Codes and Datasets for Self-Supervised Multi-task Modeling with Multi-view 2D Images for Articulated Objects

SM^3: Self-Supervised Multi-task Modeling with Multi-view 2D Images for Articulated Objects

Codes and Datasets for Self-Supervised Multi-task Modeling with Multi-view 2D Images for Articulated Objects will be released soon.

Introduction

Overview

We've developed a state-of-the-art approach, SM3, aimed at handling articulated objects using multi-view RGB images both pre- and post-interaction. Here's a quick breakdown:

  • 3D Reconstruction: Our method uses a deformable tetrahedral grid for textured 3D reconstruction. This is achieved by computing post-rendering image losses for objects before and after their interaction.

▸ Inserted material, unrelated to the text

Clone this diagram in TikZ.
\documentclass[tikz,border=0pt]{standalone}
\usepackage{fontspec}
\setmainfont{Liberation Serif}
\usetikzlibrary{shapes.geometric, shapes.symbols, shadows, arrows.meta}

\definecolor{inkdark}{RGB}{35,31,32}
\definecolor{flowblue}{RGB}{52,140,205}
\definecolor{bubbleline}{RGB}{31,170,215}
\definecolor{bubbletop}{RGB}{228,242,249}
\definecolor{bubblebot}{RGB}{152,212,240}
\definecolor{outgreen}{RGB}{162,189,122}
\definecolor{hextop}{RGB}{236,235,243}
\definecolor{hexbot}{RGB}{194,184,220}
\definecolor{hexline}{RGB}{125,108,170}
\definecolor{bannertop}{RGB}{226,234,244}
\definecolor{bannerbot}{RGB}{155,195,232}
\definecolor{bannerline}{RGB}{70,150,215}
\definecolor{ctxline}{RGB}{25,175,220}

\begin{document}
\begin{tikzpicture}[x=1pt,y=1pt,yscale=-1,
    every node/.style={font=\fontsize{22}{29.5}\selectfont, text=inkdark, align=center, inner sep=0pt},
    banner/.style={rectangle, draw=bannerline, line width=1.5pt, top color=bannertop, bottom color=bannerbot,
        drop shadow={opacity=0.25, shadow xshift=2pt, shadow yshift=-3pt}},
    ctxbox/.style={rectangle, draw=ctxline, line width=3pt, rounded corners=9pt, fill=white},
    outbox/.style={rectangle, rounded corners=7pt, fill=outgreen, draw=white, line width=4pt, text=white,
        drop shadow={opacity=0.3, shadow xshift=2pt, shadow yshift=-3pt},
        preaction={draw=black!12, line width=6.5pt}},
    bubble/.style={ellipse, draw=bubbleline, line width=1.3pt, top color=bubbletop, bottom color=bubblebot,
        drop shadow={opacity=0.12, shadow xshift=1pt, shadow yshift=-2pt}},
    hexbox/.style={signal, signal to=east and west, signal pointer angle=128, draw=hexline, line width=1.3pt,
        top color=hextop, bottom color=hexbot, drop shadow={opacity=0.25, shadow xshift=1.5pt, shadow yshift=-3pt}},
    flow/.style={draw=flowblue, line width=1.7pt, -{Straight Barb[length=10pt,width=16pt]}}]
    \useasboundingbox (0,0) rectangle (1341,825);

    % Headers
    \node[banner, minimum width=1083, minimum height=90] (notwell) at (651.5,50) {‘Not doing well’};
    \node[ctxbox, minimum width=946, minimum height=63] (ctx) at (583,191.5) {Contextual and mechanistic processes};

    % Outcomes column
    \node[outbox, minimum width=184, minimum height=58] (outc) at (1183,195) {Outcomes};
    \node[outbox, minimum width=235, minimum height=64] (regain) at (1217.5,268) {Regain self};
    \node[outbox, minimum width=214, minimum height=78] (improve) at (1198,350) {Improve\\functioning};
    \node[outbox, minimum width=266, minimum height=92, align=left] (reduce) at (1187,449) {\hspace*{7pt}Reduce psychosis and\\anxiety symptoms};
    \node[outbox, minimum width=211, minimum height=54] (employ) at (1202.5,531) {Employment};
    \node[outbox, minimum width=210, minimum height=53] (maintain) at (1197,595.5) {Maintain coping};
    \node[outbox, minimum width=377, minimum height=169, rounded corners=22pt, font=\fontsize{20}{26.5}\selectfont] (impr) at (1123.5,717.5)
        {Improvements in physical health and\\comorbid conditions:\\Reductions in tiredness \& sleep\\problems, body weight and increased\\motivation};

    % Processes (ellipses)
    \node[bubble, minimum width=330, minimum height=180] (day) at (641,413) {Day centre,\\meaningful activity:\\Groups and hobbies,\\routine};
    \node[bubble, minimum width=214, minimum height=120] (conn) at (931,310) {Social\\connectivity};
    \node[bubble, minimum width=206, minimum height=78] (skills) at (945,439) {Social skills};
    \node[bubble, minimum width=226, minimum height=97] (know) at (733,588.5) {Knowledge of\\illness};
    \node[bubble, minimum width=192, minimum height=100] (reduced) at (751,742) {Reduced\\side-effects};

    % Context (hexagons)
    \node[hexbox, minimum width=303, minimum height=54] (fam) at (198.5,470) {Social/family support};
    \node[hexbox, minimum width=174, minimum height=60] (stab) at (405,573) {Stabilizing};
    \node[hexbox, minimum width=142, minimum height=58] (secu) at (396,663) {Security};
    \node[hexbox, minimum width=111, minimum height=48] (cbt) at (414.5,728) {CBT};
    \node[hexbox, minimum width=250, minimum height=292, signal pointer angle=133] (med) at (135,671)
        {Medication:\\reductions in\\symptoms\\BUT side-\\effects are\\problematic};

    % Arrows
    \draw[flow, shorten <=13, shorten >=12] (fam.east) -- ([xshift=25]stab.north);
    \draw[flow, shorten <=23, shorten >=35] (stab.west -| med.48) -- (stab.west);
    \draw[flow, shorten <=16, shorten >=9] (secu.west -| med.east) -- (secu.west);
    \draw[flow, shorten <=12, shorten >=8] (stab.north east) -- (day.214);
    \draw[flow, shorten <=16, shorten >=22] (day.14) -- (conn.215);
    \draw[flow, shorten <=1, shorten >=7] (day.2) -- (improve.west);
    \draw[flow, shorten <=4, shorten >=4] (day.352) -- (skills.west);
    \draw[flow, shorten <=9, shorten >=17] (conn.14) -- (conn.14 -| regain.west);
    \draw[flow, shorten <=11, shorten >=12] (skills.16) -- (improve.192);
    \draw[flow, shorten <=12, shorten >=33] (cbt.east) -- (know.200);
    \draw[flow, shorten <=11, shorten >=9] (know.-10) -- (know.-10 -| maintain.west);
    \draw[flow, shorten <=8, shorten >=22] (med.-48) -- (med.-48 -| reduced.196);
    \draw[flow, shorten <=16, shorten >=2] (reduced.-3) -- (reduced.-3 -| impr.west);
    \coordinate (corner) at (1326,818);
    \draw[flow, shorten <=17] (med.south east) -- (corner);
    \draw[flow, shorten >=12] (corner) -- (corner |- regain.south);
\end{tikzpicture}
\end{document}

  • Segmentation and Joint Estimation: The tetrahedral structure aids in segmenting movable parts and optimizes joint parameters. Our unique workflows help in analyzing geometric structure differences, enabling better segmentation and estimation of rotational joints.

  • Refinement: We introduce a patch-split technique that refines the image loss, enhancing the segmentation accuracy. The optimization process involves rendering the pre-interaction tetrahedral grid and matching it against post-interaction RGB images.

  • Dataset: Recognizing the lack of datasets for articulated objects, we've introduced a comprehensive dataset named MMA, inspired by the PartNet mobility dataset. This dataset is multi-view, multi-modal, and multi-state, covering a wide range of articulated objects and categories.

This method and dataset are geared to meet evaluation demands and can also be used for training and testing various other techniques in this niche.

Results

Dataset

Multi-Modal Articulated Objects Dataset (MMA)
├── 100221_box
│    ├── Start_state
│    │    ├── RGB_Images: 640x480x3 (PNG)
│    │    ├── Object_Masks: 640x480x3 (PNG)
│    │    ├── Depth_Maps: [480, 640] (NPY)
│    │    └── Camera_Poses
│    │         ├── Pose: 4x4 (LDB)
│    │         ├── Intrinsic: 3x3
│    │         ├── FOV
│    │         └── joint_name
│    └── End_state
│         ├── ...
└── Additional_Info (or another appropriate directory name)
    ├── Start_state: State of the object before interaction.
    ├── End_state: State of the object after interaction.
    ├── RGB_Images: RGB images taken around the object in a specific state.
    ├── Object_Masks, Depth_Maps, Camera_Poses: Corresponding object masks, depth maps, and camera poses.
    ├── Pose: Camera pose matrix (LDB coordinate system).
    ├── Intrinsic: Camera intrinsic matrix.
    ├── FOV: Camera field of view.
    └── joint_name: Joint index.